Start

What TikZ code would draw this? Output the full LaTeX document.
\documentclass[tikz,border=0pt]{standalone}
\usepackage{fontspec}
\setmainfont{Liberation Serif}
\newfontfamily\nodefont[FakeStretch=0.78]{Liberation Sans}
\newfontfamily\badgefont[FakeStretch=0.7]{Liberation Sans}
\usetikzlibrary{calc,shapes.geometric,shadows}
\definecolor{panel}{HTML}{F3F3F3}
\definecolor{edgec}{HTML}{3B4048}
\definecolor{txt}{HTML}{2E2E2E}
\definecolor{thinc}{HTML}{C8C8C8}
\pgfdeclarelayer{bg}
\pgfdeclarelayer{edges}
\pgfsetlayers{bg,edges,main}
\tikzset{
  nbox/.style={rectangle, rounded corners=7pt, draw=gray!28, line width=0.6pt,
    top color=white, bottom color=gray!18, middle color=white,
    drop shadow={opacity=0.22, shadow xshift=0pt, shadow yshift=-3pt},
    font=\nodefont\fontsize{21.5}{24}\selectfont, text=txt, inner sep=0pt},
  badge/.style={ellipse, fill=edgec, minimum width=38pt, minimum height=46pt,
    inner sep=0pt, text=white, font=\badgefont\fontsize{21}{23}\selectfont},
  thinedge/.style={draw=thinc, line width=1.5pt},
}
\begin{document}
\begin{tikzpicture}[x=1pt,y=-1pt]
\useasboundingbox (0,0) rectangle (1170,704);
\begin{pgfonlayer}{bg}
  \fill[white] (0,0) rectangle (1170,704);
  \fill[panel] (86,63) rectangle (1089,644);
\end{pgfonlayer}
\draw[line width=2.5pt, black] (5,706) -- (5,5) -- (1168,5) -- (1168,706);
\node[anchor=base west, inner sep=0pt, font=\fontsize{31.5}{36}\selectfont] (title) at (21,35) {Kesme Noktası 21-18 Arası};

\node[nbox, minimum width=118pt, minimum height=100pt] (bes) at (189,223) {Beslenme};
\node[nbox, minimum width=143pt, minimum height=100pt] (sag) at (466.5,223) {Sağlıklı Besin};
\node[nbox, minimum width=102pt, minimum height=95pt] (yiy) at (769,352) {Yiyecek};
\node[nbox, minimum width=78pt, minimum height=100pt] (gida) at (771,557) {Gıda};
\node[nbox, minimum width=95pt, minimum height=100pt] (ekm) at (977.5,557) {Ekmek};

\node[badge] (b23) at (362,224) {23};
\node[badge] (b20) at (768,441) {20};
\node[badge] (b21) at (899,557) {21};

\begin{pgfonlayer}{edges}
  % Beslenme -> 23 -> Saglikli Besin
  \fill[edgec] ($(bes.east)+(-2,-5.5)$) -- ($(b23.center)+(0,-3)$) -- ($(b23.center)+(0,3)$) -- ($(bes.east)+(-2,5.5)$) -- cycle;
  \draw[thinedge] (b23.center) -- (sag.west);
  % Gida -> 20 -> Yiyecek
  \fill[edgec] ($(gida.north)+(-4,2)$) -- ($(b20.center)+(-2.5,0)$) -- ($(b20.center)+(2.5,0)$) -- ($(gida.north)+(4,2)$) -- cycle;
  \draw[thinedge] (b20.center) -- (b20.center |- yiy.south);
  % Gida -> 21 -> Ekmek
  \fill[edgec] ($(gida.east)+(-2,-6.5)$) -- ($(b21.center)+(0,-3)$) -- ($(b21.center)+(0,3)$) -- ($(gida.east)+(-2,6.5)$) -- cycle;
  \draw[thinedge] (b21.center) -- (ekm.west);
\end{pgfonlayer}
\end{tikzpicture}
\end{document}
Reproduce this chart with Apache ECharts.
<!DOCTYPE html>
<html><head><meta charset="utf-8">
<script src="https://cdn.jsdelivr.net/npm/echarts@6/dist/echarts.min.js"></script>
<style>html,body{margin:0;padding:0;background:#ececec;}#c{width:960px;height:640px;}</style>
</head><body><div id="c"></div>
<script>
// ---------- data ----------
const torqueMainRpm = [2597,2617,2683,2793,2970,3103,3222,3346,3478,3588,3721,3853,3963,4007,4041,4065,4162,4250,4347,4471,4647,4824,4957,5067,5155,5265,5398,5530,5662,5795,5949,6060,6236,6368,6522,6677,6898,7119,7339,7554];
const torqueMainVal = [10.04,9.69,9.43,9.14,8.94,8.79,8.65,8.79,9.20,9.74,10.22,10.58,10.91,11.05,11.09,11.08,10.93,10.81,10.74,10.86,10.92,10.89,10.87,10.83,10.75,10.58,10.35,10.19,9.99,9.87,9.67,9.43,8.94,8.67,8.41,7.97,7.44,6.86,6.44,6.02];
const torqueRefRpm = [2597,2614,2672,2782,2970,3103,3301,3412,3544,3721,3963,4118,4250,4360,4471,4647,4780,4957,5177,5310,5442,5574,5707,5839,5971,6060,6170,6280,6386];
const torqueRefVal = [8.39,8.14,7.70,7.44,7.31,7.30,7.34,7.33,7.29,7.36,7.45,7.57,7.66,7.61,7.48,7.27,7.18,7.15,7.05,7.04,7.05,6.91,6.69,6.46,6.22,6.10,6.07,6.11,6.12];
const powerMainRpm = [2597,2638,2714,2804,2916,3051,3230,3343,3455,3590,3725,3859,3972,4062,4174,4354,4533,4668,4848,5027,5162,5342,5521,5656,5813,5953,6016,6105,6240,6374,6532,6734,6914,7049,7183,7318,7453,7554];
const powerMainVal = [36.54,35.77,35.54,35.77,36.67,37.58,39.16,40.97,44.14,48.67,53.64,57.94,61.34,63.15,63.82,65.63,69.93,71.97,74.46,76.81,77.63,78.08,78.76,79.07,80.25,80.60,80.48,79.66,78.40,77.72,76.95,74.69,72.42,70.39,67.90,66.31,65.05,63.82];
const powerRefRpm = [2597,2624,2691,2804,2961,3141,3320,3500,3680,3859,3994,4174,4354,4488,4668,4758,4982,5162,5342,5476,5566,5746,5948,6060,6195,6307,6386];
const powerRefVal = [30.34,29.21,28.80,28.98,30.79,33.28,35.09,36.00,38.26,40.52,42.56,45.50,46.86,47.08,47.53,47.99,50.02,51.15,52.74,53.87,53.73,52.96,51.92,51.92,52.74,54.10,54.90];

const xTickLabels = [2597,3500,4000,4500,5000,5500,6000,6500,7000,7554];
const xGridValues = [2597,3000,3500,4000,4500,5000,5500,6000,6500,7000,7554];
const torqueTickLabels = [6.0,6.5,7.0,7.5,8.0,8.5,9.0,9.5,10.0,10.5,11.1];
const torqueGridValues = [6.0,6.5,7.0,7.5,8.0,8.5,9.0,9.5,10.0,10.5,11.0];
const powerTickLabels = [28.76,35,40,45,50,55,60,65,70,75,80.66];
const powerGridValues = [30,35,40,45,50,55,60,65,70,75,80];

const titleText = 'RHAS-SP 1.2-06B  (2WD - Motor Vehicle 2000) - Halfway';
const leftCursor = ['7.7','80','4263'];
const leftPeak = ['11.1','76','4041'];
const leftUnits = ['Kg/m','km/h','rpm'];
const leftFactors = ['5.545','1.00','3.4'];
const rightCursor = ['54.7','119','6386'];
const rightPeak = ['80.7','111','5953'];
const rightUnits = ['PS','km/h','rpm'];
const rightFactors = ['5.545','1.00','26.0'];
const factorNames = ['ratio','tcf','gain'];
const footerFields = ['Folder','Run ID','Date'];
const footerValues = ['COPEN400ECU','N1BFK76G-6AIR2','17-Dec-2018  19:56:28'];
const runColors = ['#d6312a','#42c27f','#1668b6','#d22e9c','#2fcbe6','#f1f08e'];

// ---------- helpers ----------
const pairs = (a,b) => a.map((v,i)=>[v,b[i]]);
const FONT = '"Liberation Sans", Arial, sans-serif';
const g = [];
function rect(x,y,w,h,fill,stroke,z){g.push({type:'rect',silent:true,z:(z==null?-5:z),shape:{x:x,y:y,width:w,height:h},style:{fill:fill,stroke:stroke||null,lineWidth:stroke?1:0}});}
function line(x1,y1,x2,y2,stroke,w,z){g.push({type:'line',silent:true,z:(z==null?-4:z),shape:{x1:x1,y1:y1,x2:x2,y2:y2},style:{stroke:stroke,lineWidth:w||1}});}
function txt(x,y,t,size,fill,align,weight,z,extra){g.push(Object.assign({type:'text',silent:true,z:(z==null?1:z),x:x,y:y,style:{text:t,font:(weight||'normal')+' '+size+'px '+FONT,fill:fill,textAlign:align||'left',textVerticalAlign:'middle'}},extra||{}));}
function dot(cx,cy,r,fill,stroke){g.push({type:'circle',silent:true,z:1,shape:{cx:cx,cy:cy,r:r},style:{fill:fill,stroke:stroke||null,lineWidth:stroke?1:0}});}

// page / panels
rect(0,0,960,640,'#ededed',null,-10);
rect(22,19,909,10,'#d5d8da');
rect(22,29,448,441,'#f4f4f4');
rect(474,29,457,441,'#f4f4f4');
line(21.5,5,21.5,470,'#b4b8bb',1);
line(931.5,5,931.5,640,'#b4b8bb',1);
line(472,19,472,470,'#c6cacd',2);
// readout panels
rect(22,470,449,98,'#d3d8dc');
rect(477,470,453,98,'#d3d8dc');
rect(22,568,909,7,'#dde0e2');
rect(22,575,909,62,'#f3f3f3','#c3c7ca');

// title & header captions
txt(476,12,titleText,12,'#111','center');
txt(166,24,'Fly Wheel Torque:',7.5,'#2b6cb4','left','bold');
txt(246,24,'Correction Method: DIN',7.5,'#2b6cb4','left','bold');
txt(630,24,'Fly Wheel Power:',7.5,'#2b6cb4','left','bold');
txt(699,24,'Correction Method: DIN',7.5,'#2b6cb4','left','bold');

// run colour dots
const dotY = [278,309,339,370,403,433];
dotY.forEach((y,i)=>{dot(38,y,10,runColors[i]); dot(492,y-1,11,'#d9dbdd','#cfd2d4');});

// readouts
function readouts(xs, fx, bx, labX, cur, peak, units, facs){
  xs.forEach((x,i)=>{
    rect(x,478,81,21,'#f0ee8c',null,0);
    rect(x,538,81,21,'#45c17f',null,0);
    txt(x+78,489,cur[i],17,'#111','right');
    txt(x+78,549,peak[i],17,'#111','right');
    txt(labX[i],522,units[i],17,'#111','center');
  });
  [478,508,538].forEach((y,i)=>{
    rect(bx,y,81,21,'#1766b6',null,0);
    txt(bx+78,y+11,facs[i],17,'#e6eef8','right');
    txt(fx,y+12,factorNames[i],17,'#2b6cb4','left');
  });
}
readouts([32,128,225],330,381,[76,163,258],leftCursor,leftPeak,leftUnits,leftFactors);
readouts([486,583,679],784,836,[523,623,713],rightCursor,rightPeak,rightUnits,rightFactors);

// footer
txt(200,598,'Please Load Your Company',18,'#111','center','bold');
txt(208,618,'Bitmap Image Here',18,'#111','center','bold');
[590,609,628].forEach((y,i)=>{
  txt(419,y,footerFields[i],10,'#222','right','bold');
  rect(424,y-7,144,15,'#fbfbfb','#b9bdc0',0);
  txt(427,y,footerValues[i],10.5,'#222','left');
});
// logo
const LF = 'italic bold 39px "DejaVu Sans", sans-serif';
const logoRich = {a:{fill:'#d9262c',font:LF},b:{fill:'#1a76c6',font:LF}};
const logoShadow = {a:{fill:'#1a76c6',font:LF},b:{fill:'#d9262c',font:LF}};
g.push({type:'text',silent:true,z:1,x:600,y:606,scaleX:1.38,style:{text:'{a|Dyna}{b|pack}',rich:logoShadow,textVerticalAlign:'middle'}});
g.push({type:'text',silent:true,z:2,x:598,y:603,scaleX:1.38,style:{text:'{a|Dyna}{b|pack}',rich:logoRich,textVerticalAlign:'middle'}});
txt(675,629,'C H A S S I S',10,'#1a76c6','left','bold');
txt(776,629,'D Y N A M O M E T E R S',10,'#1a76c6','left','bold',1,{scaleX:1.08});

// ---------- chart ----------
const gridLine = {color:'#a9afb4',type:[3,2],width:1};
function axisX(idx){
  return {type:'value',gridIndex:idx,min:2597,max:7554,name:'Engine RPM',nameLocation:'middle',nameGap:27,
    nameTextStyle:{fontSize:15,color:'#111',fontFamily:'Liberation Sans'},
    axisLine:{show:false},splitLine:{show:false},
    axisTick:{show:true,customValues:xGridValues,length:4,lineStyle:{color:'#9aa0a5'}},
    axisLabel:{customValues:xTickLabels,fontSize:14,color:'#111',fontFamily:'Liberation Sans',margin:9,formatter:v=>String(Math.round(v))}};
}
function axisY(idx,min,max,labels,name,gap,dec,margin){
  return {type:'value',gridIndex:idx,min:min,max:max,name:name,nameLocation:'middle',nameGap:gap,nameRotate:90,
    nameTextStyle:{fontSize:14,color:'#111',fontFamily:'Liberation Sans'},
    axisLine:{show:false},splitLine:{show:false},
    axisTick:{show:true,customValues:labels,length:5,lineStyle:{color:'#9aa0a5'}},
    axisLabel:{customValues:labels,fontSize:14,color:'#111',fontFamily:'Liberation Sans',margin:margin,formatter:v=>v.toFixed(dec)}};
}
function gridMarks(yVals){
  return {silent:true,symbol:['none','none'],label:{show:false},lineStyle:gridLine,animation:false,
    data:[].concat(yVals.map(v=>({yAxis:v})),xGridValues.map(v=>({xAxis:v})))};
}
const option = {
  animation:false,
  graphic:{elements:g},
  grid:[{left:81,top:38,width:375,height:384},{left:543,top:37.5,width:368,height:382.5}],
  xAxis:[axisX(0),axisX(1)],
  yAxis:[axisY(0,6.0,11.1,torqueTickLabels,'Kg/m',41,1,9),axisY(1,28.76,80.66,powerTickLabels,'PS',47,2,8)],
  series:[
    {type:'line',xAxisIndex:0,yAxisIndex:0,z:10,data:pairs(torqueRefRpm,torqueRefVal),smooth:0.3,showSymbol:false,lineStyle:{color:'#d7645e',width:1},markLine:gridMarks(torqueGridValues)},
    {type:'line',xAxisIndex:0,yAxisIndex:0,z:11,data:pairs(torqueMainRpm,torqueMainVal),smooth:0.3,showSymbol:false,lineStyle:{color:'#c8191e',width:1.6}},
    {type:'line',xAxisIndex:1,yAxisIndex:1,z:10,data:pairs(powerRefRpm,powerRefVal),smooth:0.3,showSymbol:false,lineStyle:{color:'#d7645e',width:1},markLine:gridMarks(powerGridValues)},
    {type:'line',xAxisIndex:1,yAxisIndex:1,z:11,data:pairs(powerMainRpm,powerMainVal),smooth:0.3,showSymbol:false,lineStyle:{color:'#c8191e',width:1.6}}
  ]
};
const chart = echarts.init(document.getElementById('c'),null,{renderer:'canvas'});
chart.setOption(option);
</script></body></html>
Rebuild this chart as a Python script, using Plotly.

End

*Work to do*.
Which lines above hold the word "this"? Copy each of them.

*Written answer*.
What TikZ code would draw this? Output the full LaTeX document.
Reproduce this chart with Apache ECharts.
Rebuild this chart as a Python script, using Plotly.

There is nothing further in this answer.